The food that we’ve gotten from WECO has ranged from pretty good to never-ordering that again (gummy mushroom lo mein). The cheerfulness doesn’t turn me off and I like their earnest business model but the amount of packaging (although some of it is compostable) has noticeably increased (lots of PPE containers), which is a bigger turn-off for me than the marketing language.
I got the Pandi Curry this week. Pork, bamboo shoots, and rice. The pork was cooked really well and was fall apart tender but still juicy. There was an ample amount of food, got two meals out of it. It was more like pork with sauce, I would have liked more sauce. It was tasty and I liked it. $21 with the delivery fee. Didn’t get texted the delivery window in the morning.
Thanks for the report. I was holding off on my own comments till you posted. Yes, their meats are always well cooked – with occasional small variation. The portions, as you observe, are a decent size. If you get just one dish then the $5 delivery fee is a hefty percentage of the cost. Our solution is to get 4 (typically two servings each of their two offerings), then if we are all at home (all three of us) we typically get dinner for two nights in a row as we did this week on Tuesday and Wednesday.
I agree with you that the pork curry could have used more sauce. If I had to fault them it would be on this issue – they are skimpy in their saucing, a shame because their sauces are scrumptious.
This Pandi curry was of great interest to me, a dish with which I was unfamiliar. According to Khipi (and then confirmed via the Internet), it’s a dish from a region of Karnataka, the state just south of Maharashtra (whose cuisine was recently featured on one of HOs boards). My mother was from Karnataka, although from a different region, and this dish never was on our table. The use of vinegar with pork in Pandi curry is so strikingly reminiscent of pork vindaloo from nearby Goa that I feel it can’t be a coincidence, but I haven’t had the time to investigate. One of the cookbooks in the Penguin series on regional Indian cooking is on Kodava (oddly anglicized as “Coorg”) cuisine , which is where this dish originates, but my set is in New York and I won’t be able to consult that book for another three weeks.
I went for the Hainanese Chicken Rice this week. The rice was cooked in chicken broth and was very tasty and perfectly cooked with every grain separated. The chicken was also very tasty and either marinated or cooked in broth. The dipping sauces were excellent, and the red spicy one was spicy. The white garlicky and the soy-based one were both very tasty. However, I found the portion size small, only got one meal out of it, and I’m not a big eater. On the other hand, it was a very pleasant meal.
Thanks for the as-always excellent report. I didn’t get their food this week, because I’m now transitioning to my hybrid NY-Cambridge life for the fall and have too much other stuff to juggle. Once I’m in NY I’ll not be in this neck of the woods on a Tuesday till December, so, sadly, no more Khipi food for me for a while.
I urge the rest of you to try them out. They’re a creative outfit and have serious ambition. They deserve support.
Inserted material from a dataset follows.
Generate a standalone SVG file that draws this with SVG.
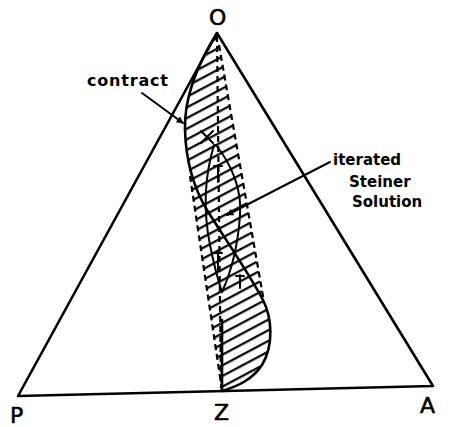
<svg xmlns="http://www.w3.org/2000/svg" width="450" height="427" viewBox="0 0 450 427">
<style>
  .ln{fill:none;stroke:#000;stroke-width:2.6;stroke-linecap:round;stroke-linejoin:round}
  .thin{fill:none;stroke:#000;stroke-width:2;stroke-linecap:round}
  .dash{fill:none;stroke:#000;stroke-width:2.2;stroke-dasharray:6 4}
  .lbl{font-family:"DejaVu Sans","Liberation Sans",sans-serif;font-weight:bold;font-size:15px;fill:#000}
  .pt{font-family:"DejaVu Sans","Liberation Sans",sans-serif;font-size:22px;fill:#000;stroke:#000;stroke-width:0.6}
</style>
<defs>
  <pattern id="hatch" patternUnits="userSpaceOnUse" width="9.4" height="9.4" patternTransform="rotate(-28)">
    <line x1="0" y1="4" x2="9.4" y2="4" stroke="#000" stroke-width="2.2"/>
  </pattern>
  <clipPath id="hc">
    <path d="M217,33 C200,60 184,95 185,130 C186,152 188,168 191,180 L222,391 C238,386 252,380 262,365 C274,345 272,318 263,300 L219,45 Z"/>
  </clipPath>
  <marker id="ah" viewBox="0 0 10 10" refX="9" refY="5" markerWidth="8" markerHeight="7" orient="auto" markerUnits="userSpaceOnUse">
    <path d="M0,0 L10,5 L0,10 Z" fill="#000"/>
  </marker>
</defs>

<g id="triangle">
  <path class="ln" d="M217,33 L18,396 L433,386 Z"/>
</g>

<g id="contract-region">
  <rect x="150" y="30" width="140" height="370" fill="url(#hatch)" clip-path="url(#hc)"/>
  <path class="dash" d="M219,45 L264,302"/>
  <path class="dash" d="M190,176 L222,390"/>
  <path class="dash" d="M217,36 L221,388"/>
  <path class="ln" d="M217,33 C200,60 184,95 185,130 C186,165 195,190 207,210 C220,231 250,275 263,300 C272,318 274,345 262,365 C252,380 238,386 222,391"/>
  <path class="ln" d="M222,320 L222,390"/>
</g>

<g id="steiner-path">
  <path class="thin" d="M214,145 C205,175 203,210 210,245 C214,265 218,280 222,292"/>
  <path class="thin" d="M216,145 C232,165 242,190 240,215 C238,245 232,270 222,292"/>
  <path class="thin" d="M201,131 L213,143 M213,131 L201,143"/>
  <path class="thin" d="M218,165 L218,182 M214,166 L222,166"/>
  <path class="thin" d="M218,252 L218,270 M214,253 L222,253"/>
  <path class="thin" d="M240,275 L240,288 M236,276 L244,276"/>
</g>

<g id="labels">
  <text class="pt" x="209" y="25">O</text>
  <text class="pt" x="10" y="423">P</text>
  <text class="pt" x="214" y="420">Z</text>
  <text class="pt" x="420" y="413">A</text>
  <text class="lbl" x="87" y="86" style="font-size:16px;letter-spacing:0.8px">contract</text>
  <text class="lbl" x="333" y="165">iterated</text>
  <text class="lbl" x="349" y="187">Steiner</text>
  <text class="lbl" x="352" y="207">Solution</text>
</g>

<g id="connectors">
  <line class="thin" x1="142" y1="93" x2="183" y2="123" marker-end="url(#ah)"/>
  <line class="thin" x1="330" y1="162" x2="227" y2="215" marker-end="url(#ah)"/>
</g>
</svg>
Found the pozole very tasty, if not overwhelmingly large. Still, for 15 bucks a good deal in these days of stratospheric food prices. The soup comes with very good tortilla chips and cunningly hidden at the bottom of that bag a separate ziplock of shredded cabbage, a couple of radish slices and so forth.
Let me add that the pork was, as with all their meats, cooked to perfect tenderness, and the hominy had achieved that perfect, Platonic balance between tenderness and texture.